If you leave the food out your cat is likely to go back and snack out of boredom - an easy way for her to become overweight.

Fresh water should be left out for your cat at all times though.

Treats and tidbits are a no no, especially food meant for humans.

Cats are less likely than dogs to beg for the food you are eating, but some cats do. If your kitty is one then lock her out of the room while you eat, harsh maybe but effective.

Well meaning neighbors may give your cat tidbits when she comes mooching around.

Nothing for it but to politely but firmly ask them to stop doing that. Tell them that you don't want your feline to be one of the neighborhoods' overweight cats and that you are restricting her calorie intake.

One of the Gang is Overweight

Often one cat in a multi-cat household will finish off the food the other cats leave, that cat will likely be overweight because of the habit.

The best answer to this problem is to leave meals for different cats in different rooms and to remove any bowls with leftover food when your cats have finished eating.

If your chubby cat is unable to climb because of her weight you could try leaving your fitter cat's bowl where your overweight cat can't reach it.

Does she just want attention?

If your cat comes to you for attention, do you automatically assume that she is craving food? Perhaps all that your cat is seeking is a little petting.

It is possible that you have always assumed that kitty is asking for more food to be put in her bowl or for a tasty treat, perhaps you give in to what you assume she wants.

Your cat has become accustomed to this sequence - she goes to you for affection, you respond by giving her food. Her attention is diverted from getting affection to the food.

You think that your pet is just a cupboard lover so you end up with an overweight cat.

Make petting the attention that you give her, not food. Better still, give your cat some attention by playing with her . . .

Playtime for overweight cats.

Cats are by nature hunters. Hunting involves much physical activity that burns a lot of calories.

Domestic cats have their humans do the hunting for them by handing them their kill on a plate, no energy is used, no calories burned. Result - overweight cats.

Cats that are kept confined indoors, to keep them safe, are particularly apt to put on weight through inactivity.

The mixture of too many calories and too little activity invariably leads to overweight cats.

Setting aside a little time each day for Playing with your Cat will go a long way to combat this problem.

Make good use of Interactive Cat Toys, a catnip ball or a toy swinging from a pole will give your cat plenty of fat burning exercise. Keep a selection of toys but use only three or four of them in each play session, this will help keep the playtime interesting for kitty.

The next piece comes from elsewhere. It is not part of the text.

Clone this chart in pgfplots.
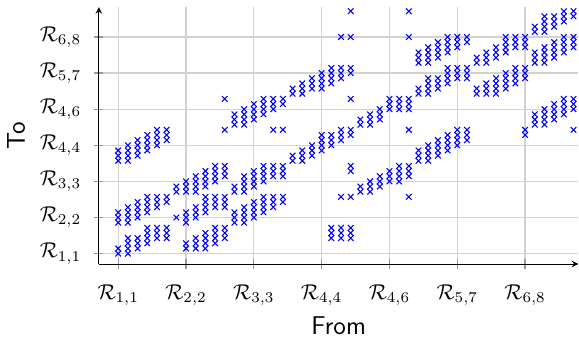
\documentclass[border=0pt]{standalone}
\usepackage{pgfplots}
\pgfplotsset{compat=1.18}
\begin{document}
\begin{tikzpicture}
\begin{axis}[
  scale only axis,
  width=224pt, height=120pt,
  axis lines=left,
  xmin=-2, xmax=47.5, ymin=-2, ymax=47.8,
  xtick={0,7,14,21,28,35,42},
  ytick={0,7,14,21,28,35,42},
  xticklabels={$\mathcal{R}_{1,1}$,$\mathcal{R}_{2,2}$,$\mathcal{R}_{3,3}$,$\mathcal{R}_{4,4}$,$\mathcal{R}_{4,6}$,$\mathcal{R}_{5,7}$,$\mathcal{R}_{6,8}$},
  yticklabels={$\mathcal{R}_{1,1}$,$\mathcal{R}_{2,2}$,$\mathcal{R}_{3,3}$,$\mathcal{R}_{4,4}$,$\mathcal{R}_{4,6}$,$\mathcal{R}_{5,7}$,$\mathcal{R}_{6,8}$},
  grid=major,
  major grid style={gray!35, line width=0.6pt},
  tick style={gray!80, line width=0.6pt},
  tick align=center,
  yticklabel style={xshift=-2.6pt},
  xticklabel style={yshift=-4pt},
  xlabel={\large\sffamily From}, ylabel={\large\sffamily To},
  xlabel style={yshift=1.5pt},
]
\addplot[only marks, mark=x, blue, mark size=1.85pt, line width=0.5pt] coordinates {
(0,0)(0,1)(0,6)(0,7)(0,8)(0,18)(0,19)(0,20)
(1,0)(1,1)(1,2)(1,3)(1,6)(1,7)(1,8)(1,9)(1,18)(1,19)(1,20)(1,21)
(2,1)(2,2)(2,3)(2,7)(2,8)(2,9)(2,10)(2,19)(2,20)(2,21)(2,22)
(3,2)(3,3)(3,4)(3,5)(3,8)(3,9)(3,10)(3,11)(3,20)(3,21)(3,22)(3,23)
(4,3)(4,4)(4,5)(4,9)(4,10)(4,11)(4,21)(4,22)(4,23)(4,24)
(5,3)(5,4)(5,5)(5,10)(5,11)(5,22)(5,23)(5,24)
(6,7)(6,12)(6,13)
(7,1)(7,2)(7,6)(7,7)(7,8)(7,12)(7,13)(7,14)
(8,1)(8,2)(8,3)(8,7)(8,8)(8,9)(8,12)(8,13)(8,14)(8,15)
(9,1)(9,2)(9,3)(9,4)(9,8)(9,9)(9,10)(9,11)(9,13)(9,14)(9,15)(9,16)
(10,2)(10,3)(10,4)(10,5)(10,9)(10,10)(10,11)(10,14)(10,15)(10,16)(10,17)
(11,3)(11,4)(11,5)(11,9)(11,10)(11,11)(11,15)(11,16)(11,17)(11,24)(11,30)
(12,6)(12,7)(12,8)(12,12)(12,13)(12,25)(12,26)(12,27)
(13,6)(13,7)(13,8)(13,9)(13,12)(13,13)(13,14)(13,15)(13,25)(13,26)(13,27)(13,28)
(14,7)(14,8)(14,9)(14,10)(14,13)(14,14)(14,15)(14,16)(14,26)(14,27)(14,28)(14,29)
(15,8)(15,9)(15,10)(15,11)(15,14)(15,15)(15,16)(15,17)(15,27)(15,28)(15,29)(15,30)
(16,9)(16,10)(16,11)(16,15)(16,16)(16,17)(16,24)(16,28)(16,29)(16,30)
(17,10)(17,11)(17,15)(17,16)(17,17)(17,24)(17,29)(17,30)
(18,18)(18,19)(18,31)(18,32)
(19,18)(19,19)(19,20)(19,31)(19,32)(19,33)
(20,19)(20,20)(20,21)(20,32)(20,33)(20,34)
(21,20)(21,21)(21,22)(21,23)(21,32)(21,33)(21,34)(21,35)
(22,3)(22,4)(22,5)(22,21)(22,22)(22,23)(22,33)(22,34)(22,35)(22,36)
(23,3)(23,4)(23,5)(23,11)(23,22)(23,23)(23,24)(23,34)(23,35)(23,36)(23,42)
(24,3)(24,4)(24,5)(24,11)(24,16)(24,17)(24,23)(24,24)(24,30)(24,35)(24,36)(24,42)(24,47)(24,48)
(25,12)(25,13)(25,25)(25,26)
(26,12)(26,13)(26,14)(26,25)(26,26)(26,27)
(27,13)(27,14)(27,15)(27,26)(27,27)(27,28)
(28,14)(28,15)(28,16)(28,28)(28,29)(28,30)
(29,14)(29,15)(29,16)(29,17)(29,28)(29,29)(29,30)
(30,11)(30,15)(30,16)(30,17)(30,24)(30,28)(30,29)(30,30)(30,42)(30,47)(30,48)
(31,18)(31,19)(31,20)(31,31)(31,32)(31,37)(31,38)(31,39)
(32,18)(32,19)(32,20)(32,21)(32,31)(32,32)(32,33)(32,34)(32,37)(32,38)(32,39)(32,40)
(33,19)(33,20)(33,21)(33,22)(33,32)(33,33)(33,34)(33,38)(33,39)(33,40)(33,41)
(34,20)(34,21)(34,22)(34,23)(34,33)(34,34)(34,35)(34,36)(34,39)(34,40)(34,41)(34,42)
(35,21)(35,22)(35,23)(35,24)(35,34)(35,35)(35,36)(35,40)(35,41)(35,42)
(36,22)(36,23)(36,24)(36,34)(36,35)(36,36)(36,41)(36,42)
(37,31)(37,32)(37,37)(37,38)
(38,31)(38,32)(38,33)(38,37)(38,38)(38,39)
(39,31)(39,32)(39,33)(39,34)(39,38)(39,39)(39,40)
(40,32)(40,33)(40,34)(40,35)(40,39)(40,40)(40,41)(40,42)
(41,33)(41,34)(41,35)(41,36)(41,40)(41,41)(41,42)
(42,23)(42,24)(42,34)(42,35)(42,36)(42,40)(42,41)(42,42)
(43,25)(43,26)(43,27)(43,37)(43,38)(43,39)(43,43)(43,44)
(44,25)(44,26)(44,27)(44,28)(44,37)(44,38)(44,39)(44,40)(44,43)(44,44)(44,45)(44,46)
(45,26)(45,27)(45,28)(45,29)(45,38)(45,39)(45,40)(45,41)(45,44)(45,45)(45,46)
(46,27)(46,28)(46,29)(46,30)(46,39)(46,40)(46,41)(46,42)(46,45)(46,46)(46,47)(46,48)
(47,24)(47,28)(47,29)(47,30)(47,40)(47,41)(47,42)(47,46)(47,47)(47,48)
};
\end{axis}
\path (current bounding box.north) ++(0,3pt);
\end{tikzpicture}
\end{document}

Don't make the play sessions too long however, 15 minutes should be enough, you don't want to exhaust your cat.

Cats that have outside access are less likely to become overweight cats, they have far more opportunity for exercise, by hunting prey or running from unattended dogs. Even just prowling around her territory will help towards keeping a cat trim.

However please don't assume that because your cat goes outside she won't benefit from play sessions with you.

Playing not only helps your cat burn off weight but also helps relieve boredom. Just like people, cats will overeat for no other reason than they have nothing else to do.

Altered Cats - Weight Gain?

The theory is that Neutered or Spayed cats should not gain weight. The snag here is that altered cats require about a third less calories than unaltered ones.

If you feed your neutered cat the same amount of calories as you did before it was altered it will become overweight. Mix in a bulking agent to your cat's food, and reduce the calories, so she feels just as full.

Cats Should Not Crash Diet

How many times have you heard that crash dieting is not good? Same goes for overweight cats, cut down on your cat's food intake gradually, accelerated weight loss is, in fact, dangerous for cats. The idea is to re-educate your cat's stomach.

Work at reducing your pudgy cat's weight. It will take effort and patience, but the end result will be worth it.

Cats that are at their correct weight are not only healthier and fitter, but also a lot more fun than overweight cats.